Stewart will now run that very agency.
Stewart was not immediately available for an interview. But he said in a statement that he will strengthen the state’s partnerships with community organizations and hopes that under his team’s leadership, the department will “become a place for encouraging and facilitating community healing” in part by providing more resources to families in need.
In a separate statement, the governor-elect said that Stewart knows how to keep children safe based on his experience working at DCS, but also how to get families help and keep them united. “He is a leader who will ensure that we can continue to transform our public systems so they are responsive to the communities that we serve,” Hobbs said.
Child welfare experts in the state and families affected by the system praised Stewart’s selection, though some wondered how much change he could bring about even in DCS’ top position.
“Matthew Stewart has been singularly focused on keeping families safely together,” said Claire Louge, executive director of Prevent Child Abuse Arizona, an organization that provides services and training to prevent child maltreatment. But, she pointed out, like all DCS directors he “will face the challenge of leading an agency that is perpetually criticized — either for removing children from their families too much or too little.”
Richard Wexler, executive director of the National Coalition for Child Protection Reform, an advocacy group, noted that “Arizona’s incredibly tough to fix.” He pointed to a previous Democratic governor of the state, Janet Napolitano, whose reform-minded pick to lead DCS’ forerunner agency couldn’t fix the system’s racial disproportionality two decades ago. “We’ll see how much times have changed,” Wexler said.

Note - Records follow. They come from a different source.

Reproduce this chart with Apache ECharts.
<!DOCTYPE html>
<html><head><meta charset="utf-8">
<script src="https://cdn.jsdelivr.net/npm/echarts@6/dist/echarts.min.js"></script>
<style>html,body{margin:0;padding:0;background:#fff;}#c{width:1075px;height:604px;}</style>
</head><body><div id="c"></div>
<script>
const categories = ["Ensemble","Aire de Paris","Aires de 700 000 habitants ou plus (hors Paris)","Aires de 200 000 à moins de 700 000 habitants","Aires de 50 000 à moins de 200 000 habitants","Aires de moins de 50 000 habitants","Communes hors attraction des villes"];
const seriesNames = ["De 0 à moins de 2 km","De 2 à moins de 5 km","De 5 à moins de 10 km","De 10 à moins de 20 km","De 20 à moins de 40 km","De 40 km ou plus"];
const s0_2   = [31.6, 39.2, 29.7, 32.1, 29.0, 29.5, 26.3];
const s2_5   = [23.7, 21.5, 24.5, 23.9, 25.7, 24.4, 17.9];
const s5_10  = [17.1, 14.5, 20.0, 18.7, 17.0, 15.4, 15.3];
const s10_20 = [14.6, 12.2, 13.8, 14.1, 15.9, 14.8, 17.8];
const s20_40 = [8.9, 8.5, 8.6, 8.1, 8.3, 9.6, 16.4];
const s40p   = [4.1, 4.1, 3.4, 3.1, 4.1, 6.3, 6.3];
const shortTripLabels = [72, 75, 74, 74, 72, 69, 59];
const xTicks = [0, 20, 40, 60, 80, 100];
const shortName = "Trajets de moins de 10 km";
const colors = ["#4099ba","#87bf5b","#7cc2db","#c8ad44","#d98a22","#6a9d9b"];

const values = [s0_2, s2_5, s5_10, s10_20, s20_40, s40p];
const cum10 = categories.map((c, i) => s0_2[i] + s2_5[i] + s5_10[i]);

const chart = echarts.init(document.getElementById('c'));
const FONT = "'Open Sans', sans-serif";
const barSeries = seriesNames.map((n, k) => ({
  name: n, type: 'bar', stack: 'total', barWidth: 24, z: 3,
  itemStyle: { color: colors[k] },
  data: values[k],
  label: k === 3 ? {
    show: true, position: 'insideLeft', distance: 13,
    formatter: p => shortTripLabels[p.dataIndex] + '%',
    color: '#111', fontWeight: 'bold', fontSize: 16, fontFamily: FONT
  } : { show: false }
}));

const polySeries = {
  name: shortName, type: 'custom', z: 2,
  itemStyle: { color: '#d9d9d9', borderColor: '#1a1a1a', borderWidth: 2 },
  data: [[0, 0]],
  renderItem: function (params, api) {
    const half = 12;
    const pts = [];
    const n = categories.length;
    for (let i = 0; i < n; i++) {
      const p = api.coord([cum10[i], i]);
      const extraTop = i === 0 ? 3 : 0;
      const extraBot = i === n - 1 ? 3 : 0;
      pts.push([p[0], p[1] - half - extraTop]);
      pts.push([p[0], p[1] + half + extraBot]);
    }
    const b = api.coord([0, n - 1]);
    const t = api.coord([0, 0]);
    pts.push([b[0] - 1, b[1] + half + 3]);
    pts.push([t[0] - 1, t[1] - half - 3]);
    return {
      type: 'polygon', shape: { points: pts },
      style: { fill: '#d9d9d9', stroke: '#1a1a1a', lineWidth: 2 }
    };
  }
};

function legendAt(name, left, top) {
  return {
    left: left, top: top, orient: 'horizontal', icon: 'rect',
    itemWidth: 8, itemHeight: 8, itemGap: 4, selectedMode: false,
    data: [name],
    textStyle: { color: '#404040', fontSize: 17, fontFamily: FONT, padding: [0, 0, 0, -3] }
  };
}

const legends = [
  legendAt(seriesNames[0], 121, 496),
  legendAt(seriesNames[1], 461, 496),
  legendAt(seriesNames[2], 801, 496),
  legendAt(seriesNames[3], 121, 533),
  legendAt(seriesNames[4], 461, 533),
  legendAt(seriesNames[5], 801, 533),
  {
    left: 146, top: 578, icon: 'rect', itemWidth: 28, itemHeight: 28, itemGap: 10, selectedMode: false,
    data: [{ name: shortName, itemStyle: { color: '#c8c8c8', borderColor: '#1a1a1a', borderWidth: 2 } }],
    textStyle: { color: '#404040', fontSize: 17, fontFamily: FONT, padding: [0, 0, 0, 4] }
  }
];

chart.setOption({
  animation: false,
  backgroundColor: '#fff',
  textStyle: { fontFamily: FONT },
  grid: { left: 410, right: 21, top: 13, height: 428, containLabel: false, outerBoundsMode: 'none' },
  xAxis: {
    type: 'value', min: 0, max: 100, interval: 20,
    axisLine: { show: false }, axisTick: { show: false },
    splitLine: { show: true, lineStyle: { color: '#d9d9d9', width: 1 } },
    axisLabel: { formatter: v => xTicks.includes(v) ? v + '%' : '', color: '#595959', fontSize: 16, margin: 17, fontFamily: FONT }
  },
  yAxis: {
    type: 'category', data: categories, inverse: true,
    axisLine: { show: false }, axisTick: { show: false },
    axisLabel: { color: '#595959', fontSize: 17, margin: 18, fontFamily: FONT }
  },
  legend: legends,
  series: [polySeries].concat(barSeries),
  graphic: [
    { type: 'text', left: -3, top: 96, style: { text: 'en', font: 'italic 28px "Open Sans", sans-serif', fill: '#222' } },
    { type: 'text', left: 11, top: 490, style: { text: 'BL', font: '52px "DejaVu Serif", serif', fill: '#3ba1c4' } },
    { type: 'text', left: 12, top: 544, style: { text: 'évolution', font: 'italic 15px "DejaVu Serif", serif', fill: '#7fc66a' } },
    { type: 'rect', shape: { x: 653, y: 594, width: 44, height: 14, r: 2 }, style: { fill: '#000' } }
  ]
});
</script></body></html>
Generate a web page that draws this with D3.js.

Tyra Smith, a Phoenix-area parent who has personal experience with the child welfare system and has worked directly with Stewart as a parent advocate, said she is hopeful about Stewart’s leadership but worries that when given a new role, people can change.
“I just don’t want to be forgotten about,” she said.
Stewart’s first order of business likely will be selecting new senior staff; he has been critical of several of DCS’ current top officials.
He also has expressed excitement about installing a new Cultural Brokers program that will ensure that a trusted community member of the same race is present when DCS caseworkers show up at a family’s door.
But Stewart will be partially hamstrung by the fact that the Legislature, still in Republican hands, is unlikely to adjust its anti-poverty agenda to get more economic assistance and support services to struggling families in order to prevent child maltreatment cases before they happen. Currently, Arizona spends a majority of its welfare budget not on direct assistance to low-income parents but on DCS investigations of them, as ProPublica reported in 2021.
Stewart also will have to focus on more than the racial disparity issue: DCS has been plagued by other scandals in recent years, as well as child fatalities. In one example, the outgoing director, Faust, was grilled by legislators about reports of violence and drug use in the state’s foster system, leading to one teenager at a group home being shot and killed.
But for the dozens of Black families across metro Phoenix who spoke with ProPublica and NBC News this year, there is finally a sense that someone who looks like them, who has actually interacted with them and who will listen to them is now in a position of power in a state where only two of 90 state legislators are Black. Many said in interviews that they know Stewart understands the constant, communitywide dread they feel, given that in Maricopa County, 63% of Black children will go through a DCS investigation by the time they turn 18.
After Hobbs defeated Kari Lake in the governor’s race, Stewart told ProPublica and NBC News that “I believe this will work to our benefit.” He noted that Hobbs’ background as a social worker might provide her with “a values frame and openness to change that will help guide her administration and choice of advisers.”
Stewart said he “can’t predict the future,” but “I am optimistic, and I believe it is never too soon for hope.”